Le spese ammissibili sono: a) personale altamente qualificato impiegato in attività di ricerca e sviluppo (come ad esempio dottori di ricerca con laurea magistrale in discipline tecniche); b) quote di ammortamento delle spese di acquisto o utilizzo per strumenti e attrezzature di laboratorio, in relazione alla misure al periodo di utilizzo per l’attività di ricerca e sviluppo e con costo unitario non inferiore a 2mila euro; c) contratti di ricerca stipulati con università e organismi di ricerca ; d) spese relative a contratti di ricerca stipulati con università, enti di ricerca ed organismi equiparati, e con altre imprese comprese le start-up innovative ; d) spese per competenze e di natura scientifica, tecnologica . Per le voci a) e c), indica la norma, il bonus è riconosciuto nella misura del 50 per cento delle spese medesime.

La vigilanza sul corretto utilizzo dell’incentivo fiscale sarà a carico dell’Agenzia delle Entrate. Le spese di ricerca dovranno essere rendicontate e supportate da idonea documentazione contabile certificata dal soggetto incaricato alla revisione legale o dal collegio sindacale o da un professionista iscritto nel registro della revisione legale dei conti. La certificazione di tali spese dovrà essere allegata al bilancio sociale.

La legge di stabilità punta anche alla razionalizzazione degli enti a partecipazione pubblica.
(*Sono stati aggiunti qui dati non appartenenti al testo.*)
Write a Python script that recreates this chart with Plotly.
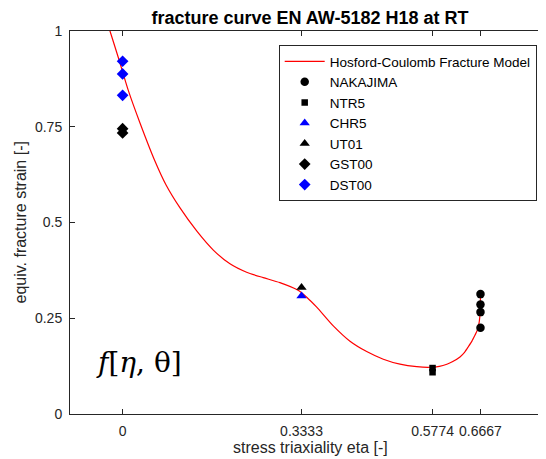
import plotly.graph_objects as go

# Hosford-Coulomb model curve
model_eta = [-0.03, -0.0235, -0.0067, 0.0106, 0.0324, 0.0604, 0.081, 0.107, 0.138, 0.169, 0.200,
             0.231, 0.262, 0.293, 0.327, 0.343, 0.3616, 0.3925, 0.4236, 0.4547, 0.4857,
             0.5168, 0.548, 0.5727, 0.590, 0.604, 0.615, 0.6285, 0.637, 0.644, 0.651,
             0.6565, 0.660, 0.6627, 0.6655, 0.6665, 0.6667]
model_eps = [1.03, 1.000, 0.925, 0.845, 0.760, 0.660, 0.598, 0.538, 0.478, 0.428, 0.392,
             0.370, 0.356, 0.343, 0.323, 0.305, 0.279, 0.230, 0.190, 0.163, 0.143,
             0.130, 0.1235, 0.122, 0.1245, 0.130, 0.137, 0.149, 0.161, 0.1755, 0.191,
             0.206, 0.216, 0.228, 0.254, 0.290, 0.310]

nakajima_eta = [0.6667, 0.6667, 0.6667, 0.6667]
nakajima_eps = [0.313, 0.286, 0.266, 0.225]
ntr5_eta = [0.5774, 0.5774]
ntr5_eps = [0.120, 0.109]
chr5_eta = [0.3333]
chr5_eps = [0.308]
ut01_eta = [0.3333]
ut01_eps = [0.330]
gst00_eta = [0.0, 0.0]
gst00_eps = [0.745, 0.734]
dst00_eta = [0.0, 0.0, 0.0]
dst00_eps = [0.921, 0.888, 0.832]

xtick_vals = [0, 0.3333, 0.5774, 0.6667]
xtick_text = ["0", "0.3333", "0.5774", "0.6667"]
ytick_vals = [0, 0.25, 0.5, 0.75, 1]
ytick_text = ["0", "0.25", "0.5", "0.75", "1"]

FONT = "Liberation Sans, Arial, sans-serif"
AX = "#262626"

fig = go.Figure()
fig.add_trace(go.Scatter(x=model_eta, y=model_eps, mode="lines", name="Hosford-Coulomb Fracture Model",
                         line=dict(color="#ff0000", width=1.2, shape="spline", smoothing=0.6)))
fig.add_trace(go.Scatter(x=nakajima_eta, y=nakajima_eps, mode="markers", name="NAKAJIMA",
                         marker=dict(symbol="circle", size=8.5, color="black")))
fig.add_trace(go.Scatter(x=ntr5_eta, y=ntr5_eps, mode="markers", name="NTR5",
                         marker=dict(symbol="square", size=6.5, color="black")))
fig.add_trace(go.Scatter(x=chr5_eta, y=chr5_eps, mode="markers", name="CHR5",
                         marker=dict(symbol="triangle-up", size=9, color="#0000ff")))
fig.add_trace(go.Scatter(x=ut01_eta, y=ut01_eps, mode="markers", name="UT01",
                         marker=dict(symbol="triangle-up", size=9, color="black")))
fig.add_trace(go.Scatter(x=gst00_eta, y=gst00_eps, mode="markers", name="GST00",
                         marker=dict(symbol="diamond", size=9, color="black")))
fig.add_trace(go.Scatter(x=dst00_eta, y=dst00_eps, mode="markers", name="DST00",
                         marker=dict(symbol="diamond", size=9, color="#0000ff")))

# page body has an 8px margin: figure origin sits at (8, 8) in the window
OFF = 8
W, H = 546 - OFF, 459 - OFF
PL, PT, PB, PR = 70, 31, 414, 546   # plot-area edges in window pixels
L, T, B, R = PL - OFF, PT - OFF, H - (PB - OFF), 0
PW, PH = PR - PL, PB - PT
x_left = (PL - 122.6) / 536.8
x_right = x_left + PW / 536.8

fig.update_layout(
    width=W, height=H,
    margin=dict(l=L, r=R, t=T, b=B),
    paper_bgcolor="white", plot_bgcolor="white",
    font=dict(family=FONT, color=AX, size=14),
    showlegend=True,
    title=dict(text="<b>fracture curve EN AW-5182 H18 at RT</b>", x=(310 - OFF) / W, xref="container",
               xanchor="center", y=1 - (18 - OFF) / H, yref="container", yanchor="middle",
               font=dict(family=FONT, size=18, color="black")),
    legend=dict(x=(536.7 - PL) / PW, xanchor="right", y=(PB - 45) / PH, yanchor="top",
                bgcolor="white", bordercolor=AX, borderwidth=1,
                font=dict(family=FONT, size=13.5, color="black"), itemwidth=40,
                tracegroupgap=0),
    xaxis=dict(range=[x_left, x_right], tickvals=xtick_vals, ticktext=xtick_text,
               showgrid=False, zeroline=False, showline=True, linecolor=AX, linewidth=1,
               mirror="ticks", ticks="inside", ticklen=5, tickcolor=AX,
               tickfont=dict(family=FONT, size=14, color=AX), ticklabelstandoff=4),
    yaxis=dict(range=[0, 1], tickvals=ytick_vals, ticktext=ytick_text,
               showgrid=False, zeroline=False, showline=True, linecolor=AX, linewidth=1,
               mirror=False, ticks="inside", ticklen=5, tickcolor=AX,
               tickfont=dict(family=FONT, size=14, color=AX), ticklabelstandoff=4),
    annotations=[
        dict(text="stress triaxiality eta [-]", xref="paper", yref="paper",
             x=(310 - PL) / PW, y=-(447 - PB) / PH, xanchor="center", yanchor="middle",
             showarrow=False, font=dict(family=FONT, size=16, color=AX)),
        dict(text="equiv. fracture strain [-]", xref="paper", yref="paper",
             x=-(PL - 20) / PW, y=0.5, xanchor="center", yanchor="middle", textangle=-90,
             showarrow=False, font=dict(family=FONT, size=16, color=AX)),
        dict(text="<i>f</i>[<i>η</i>, θ]", xref="paper", yref="paper",
             x=(139 - PL) / PW, y=(PB - 362) / PH, xanchor="center", yanchor="middle",
             showarrow=False, font=dict(family="DejaVu Serif, serif", size=28, color="black")),
    ],
)

fig.write_html("out.html")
Altro punto chiave, come scritto nei giorni scorsi da Cor.Com, è la messa all’asta della banda L, le frequenze tra i 1452 e i 1492 MHz, attendendosi dall’operazione un incasso minimo di 600 milioni. La “banda L” era originariamente stata attribuita ai servizi di radiodiffusione sonora e di radiodiffusione sonora via satellite dalla Conferenza Mondiale di radiocomunicazione del 1992, e poi destinata alla fornitura del servizio di radiodiffusione sonoro numerico terrestre T-DAB. Già nel 2007 l’allora ministro alle Comunicazioni Paolo Gentiloni nel suo programma aveva avanzato la proposta di cedere questa porzione di spettro alle telco.

L’asta riguarderà gli operatori mobili già presenti in Italia e assegnatari di frequenze, perché la porzione di spettro individuata dovrà essere utilizzata dalle telco come supplemental downlink, per consentire cioè agli utenti di ricevere e scaricare dati in modo più veloce ed efficiente.

Lo strumento più utile per raggiungere il risultato potrà essere il Piano nazionale di ripartizione delle frequenze del Mise, che attribuisce la banda 1452-1492 MHz al servizio mobile, e che ormai conclusa la consultazione pubblica potrebbe vedere definitivamente la luce entro novembre.